Many people dismiss the medical advice of getting annual blood tests and do not get one until things get serious. In fact, blood testing is a sure-fire way to diagnose underlying health conditions.
Your doctor may recommend routine blood tests for the important purpose of catching underlying illnesses before they become an issue. The following is a list of bloodwork that you should get done annually to maintain your health.
This blood test is done to check the levels of the two types of cholesterol: high-density lipoprotein (HDL) and low-density lipoprotein (LDL). This bloodwork is necessary to have done as you age.
HDL is good cholesterol the body needs. It helps the liver breakdown down toxic substances to remove them from the blood and the body through excretion.
LDL is bad cholesterol. It causes plaque that clogs arteries.
Enzymes are proteins necessary to accomplish certain chemical processes in the body, such as breaking down food substances and growing the body.
An abnormal concentration of these enzymes can be representative of health conditions. For example, high levels of creatine phosphokinase (CPK-1) found in the lungs and brain indicate cancer or brain injuries.
Some sexually transmitted diseases can be diagnosed through bloodwork. However, the test result will be compared to urine test results or infected-tissue swabs to get an accurate diagnosis.
Examples of STIs that can be diagnosed through blood tests are HIV, gonorrhoea, herpes, and chlamydia.
Routine blood count tests ensure that the various components of every major blood cell are at the right level.
Abnormal levels could indicate health issues such as heart conditions, bone marrow issues, nutritional deficiencies, or cancer.
Dehydroepiandrosterone is a hormone secreted from the adrenal gland that helps develop body traits such as hair growth.
The DHEA measures if it is low or high. Low levels in men are not normal, and they could be indicators of AIDS, type 2 diabetes, anorexia nervosa, or kidney disease.
High levels in women can be a sign of polycystic ovary syndrome, adrenal gland tumours, or abnormal genital development.
Coagulation tests determine how well your blood clots and how long clotting takes. Clotting is essential after sustaining a wound to prevent haemorrhaging.
Slow blood clotting can be dangerous when you have a serious cut. Issues that may affect clotting include vitamin k deficiency, liver conditions, and thrombosis.
A thyroid panel checks how well your thyroid gland is functioning. A well-functioning thyroid is vital because it regulates bodily functions such as energy levels, mood, and overall metabolism.
Abnormal thyroid function could indicate thyroid growth disorders or low protein levels.
Electrolytes are essential minerals absorbed from food and drinks. They are necessary for regulating bodily functions such as muscle contractions and hydration.
Electrolytes are charged minerals such as chloride, potassium, calcium, sodium, magnesium, and phosphate. An imbalance or abnormal levels of these electrolytes could be a signal of a health condition.

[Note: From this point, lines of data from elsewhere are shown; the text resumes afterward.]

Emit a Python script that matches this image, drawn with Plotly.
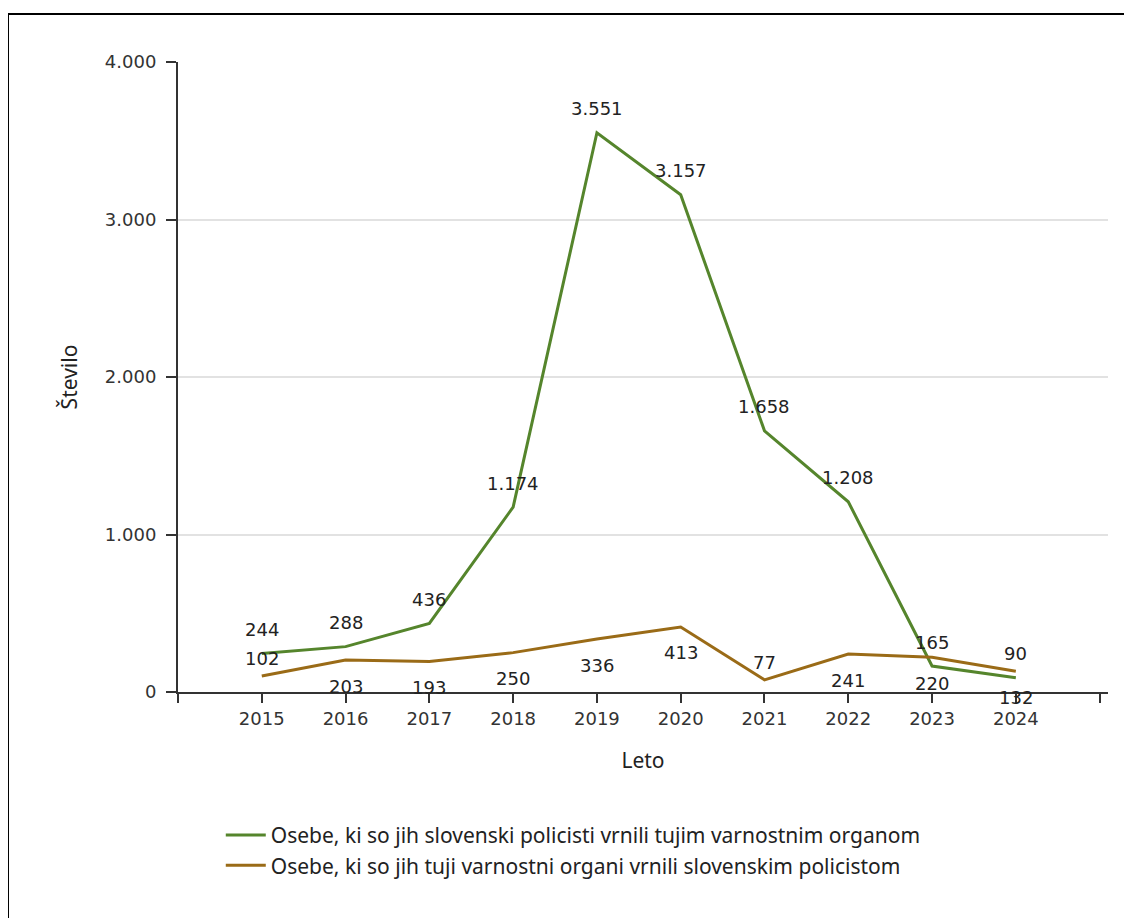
import plotly.graph_objects as go

years = [2015, 2016, 2017, 2018, 2019, 2020, 2021, 2022, 2023, 2024]
returned_by_slo = [244, 288, 436, 1174, 3551, 3157, 1658, 1208, 165, 90]
returned_to_slo = [102, 203, 193, 250, 336, 413, 77, 241, 220, 132]
name_green = "Osebe, ki so jih slovenski policisti vrnili tujim varnostnim organom"
name_brown = "Osebe, ki so jih tuji varnostni organi vrnili slovenskim policistom"
y_ticks = [0, 1000, 2000, 3000, 4000]
brown_label_above = [True, False, False, False, False, False, True, False, False, False]

GREEN = "#55852c"
BROWN = "#9a6b17"
NUM_FONT = "DejaVu Sans"
TXT_FONT = "Noto Sans"


def fmt(v):
    return f"{v:,}".replace(",", ".")


fig = go.Figure()
fig.add_trace(go.Scatter(x=years, y=returned_by_slo, mode="lines", name=name_green,
                         line=dict(color=GREEN, width=3), hoverinfo="x+y"))
fig.add_trace(go.Scatter(x=years, y=returned_to_slo, mode="lines", name=name_brown,
                         line=dict(color=BROWN, width=3), hoverinfo="x+y"))

for x, v in zip(years, returned_by_slo):
    fig.add_annotation(x=x, y=v, text=fmt(v), showarrow=False, yshift=24,
                       font=dict(family=NUM_FONT, size=18, color="#222"))
for x, v, up in zip(years, returned_to_slo, brown_label_above):
    fig.add_annotation(x=x, y=v, text=fmt(v), showarrow=False, yshift=17 if up else -26,
                       font=dict(family=NUM_FONT, size=18, color="#222"))

# outer frame
fig.add_shape(type="rect", xref="paper", yref="paper", x0=-0.1828, x1=1.05, y0=-0.45, y1=1.0762,
              line=dict(color="black", width=2), layer="above")

fig.update_layout(
    width=1124, height=910,
    margin=dict(l=170, r=24, t=54, b=226),
    paper_bgcolor="white", plot_bgcolor="white",
    separators=",.",
    showlegend=True,
    legend=dict(x=0.046, y=-0.195, xanchor="left", yanchor="top",
                font=dict(family=TXT_FONT, size=21, color="#222"),
                tracegroupgap=0, itemwidth=40, bgcolor="rgba(0,0,0,0)"),
    xaxis=dict(range=[2014, 2025.1], tickmode="array",
               tickvals=[2014] + years + [2025],
               ticktext=[""] + [str(y) for y in years] + [""],
               showgrid=False, zeroline=False,
               showline=True, linecolor="#333", linewidth=2,
               ticks="outside", ticklen=9, tickwidth=2, tickcolor="#333",
               tickfont=dict(family=NUM_FONT, size=18, color="#333"),
               title=dict(text="Leto", font=dict(family=TXT_FONT, size=21, color="#222"), standoff=26)),
    yaxis=dict(range=[0, 4000], tickmode="array", tickvals=y_ticks,
               ticktext=[fmt(v) for v in y_ticks],
               showgrid=True, gridcolor="#e2e2e2", gridwidth=2,
               zeroline=False, showline=True, linecolor="#333", linewidth=2,
               ticks="outside", ticklen=10, tickwidth=2, tickcolor="#333",
               ticklabelstandoff=6,
               tickfont=dict(family=NUM_FONT, size=18, color="#333"),
               title=dict(text="Število", font=dict(family=TXT_FONT, size=21, color="#222"), standoff=22)),
)

fig.write_html("out.html")
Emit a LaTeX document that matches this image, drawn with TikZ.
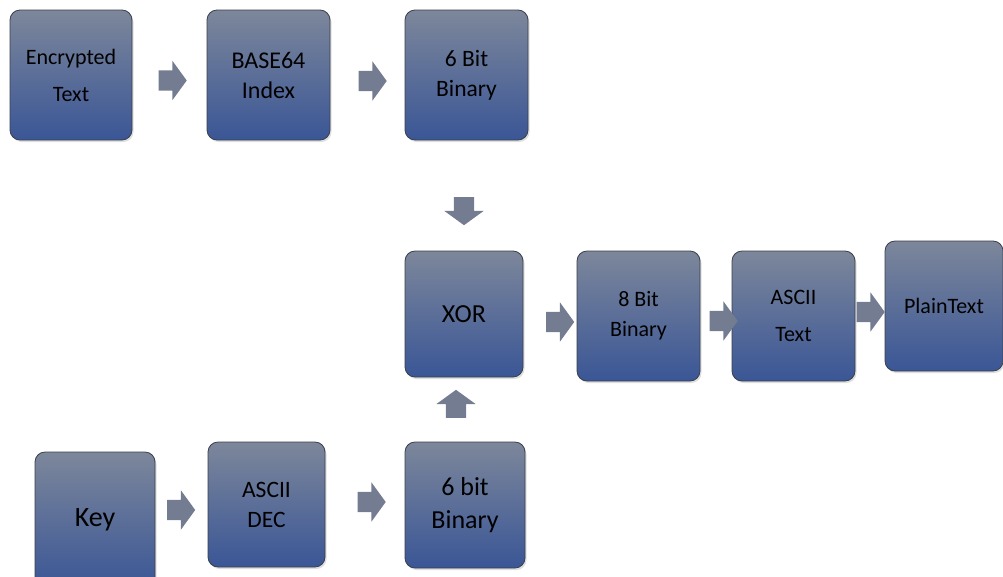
\documentclass[tikz,border=0pt]{standalone}
\usepackage{fontspec}
\setmainfont{Carlito}
\usepackage{xcolor}
\usetikzlibrary{shapes.arrows,shadows}
\definecolor{boxtop}{HTML}{7D879B}
\definecolor{boxbottom}{HTML}{3A5696}
\definecolor{boxline}{HTML}{3A3F4A}
\definecolor{arrowgray}{HTML}{737C90}

\begin{document}
\begin{tikzpicture}[
        x=1pt, y=-1pt,
        box/.style={
            draw=boxline,
            line width=0.8pt,
            rounded corners=10pt,
            top color=boxtop,
            bottom color=boxbottom,
            align=center,
            font=\fontsize{22}{30}\selectfont,
            text=black,
            drop shadow={opacity=0.25, shadow xshift=1.5pt, shadow yshift=-2pt}
        },
        blockarrow/.style={
            single arrow,
            fill=arrowgray,
            draw=none,
            inner sep=0pt,
            minimum height=28pt,
            single arrow head extend=9.5pt,
            single arrow tip angle=108
        }
    ]
        \useasboundingbox (0,0) rectangle (1003,576);

        % top row
        \node[box, minimum width=122pt, minimum height=130pt] (enc) at (71,75)
            {Encrypted\\[7pt]Text};
        \node[box, minimum width=123pt, minimum height=130pt,
            font=\fontsize{24}{30}\selectfont] (base64) at (268.5,75)
            {BASE64\\Index};
        \node[box, minimum width=123pt, minimum height=130pt,
            font=\fontsize{23.5}{30}\selectfont] (bin6) at (466.5,75)
            {6 Bit\\Binary};

        % middle row
        \node[box, minimum width=118pt, minimum height=126pt,
            font=\fontsize{26}{30}\selectfont] (xor) at (464,314) {XOR};
        \node[box, minimum width=123pt, minimum height=130pt] (bin8) at (638.5,316)
            {8 Bit\\Binary};
        \node[box, minimum width=123pt, minimum height=130pt] (asciitext) at (793.5,316)
            {ASCII\\[7pt]Text};
        \node[box, minimum width=118pt, minimum height=130pt] (plain) at (944,306) {PlainText};

        % bottom row
        \node[box, minimum width=120pt, minimum height=136pt,
            font=\fontsize{28}{30}\selectfont] (key) at (95,520) {Key};
        \node[box, minimum width=117pt, minimum height=125pt,
            font=\fontsize{23.5}{30}\selectfont] (asciidec) at (266.5,504.5)
            {ASCII\\DEC};
        \node[box, minimum width=120pt, minimum height=126pt,
            font=\fontsize{26}{33}\selectfont] (bin6key) at (465,505)
            {6 bit\\Binary};

        % block arrows
        \node[blockarrow] (encToBase) at (169,80.5) {\rule{0pt}{20pt}};
        \node[blockarrow] (baseToBin) at (369,81) {\rule{0pt}{20pt}};
        \node[blockarrow, rotate=-90] (binToXor) at (464,207.5) {\rule{0pt}{20pt}};
        \node[blockarrow] (xorToBin) at (556.5,322) {\rule{0pt}{20pt}};
        \node[blockarrow] (binToAscii) at (720,321) {\rule{0pt}{20pt}};
        \node[blockarrow] (asciiToPlain) at (867,312) {\rule{0pt}{20pt}};
        \node[blockarrow, rotate=90] (keyBinToXor) at (456,407.5) {\rule{0pt}{20pt}};
        \node[blockarrow] (keyToDec) at (177.5,510) {\rule{0pt}{20pt}};
        \node[blockarrow] (decToBin) at (368,502) {\rule{0pt}{20pt}};
    \end{tikzpicture}
\end{document}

Blood sugar tests ascertain the level of sugar in your blood from the food you eat. When eaten, sugar (a complex carbohydrate) is broken down into smaller components, one of which is glucose.
Glucose is the body’s primary source of energy. Low glucose levels could lead to health conditions such as diabetes. Detecting low levels at an early stage could help ensure proper insulin administration or adopt a special diet to prevent such health conditions.
Vitamin B12 deficiency is common in adults. It has an important vitamin that improves cognitive function and boosts energy.
Adults are advised to get this blood test routinely to ensure their B12 level is normal. Low levels of B12 could lead to health conditions such as poor memory and fatigue.
Additional testing may be done to ascertain the root cause of the deficiency and prevent it from occurring again.
Annual blood testing is important. It is instrumental in diagnosing underlying health issues. If you think you may need a blood test, discuss it with your healthcare provider.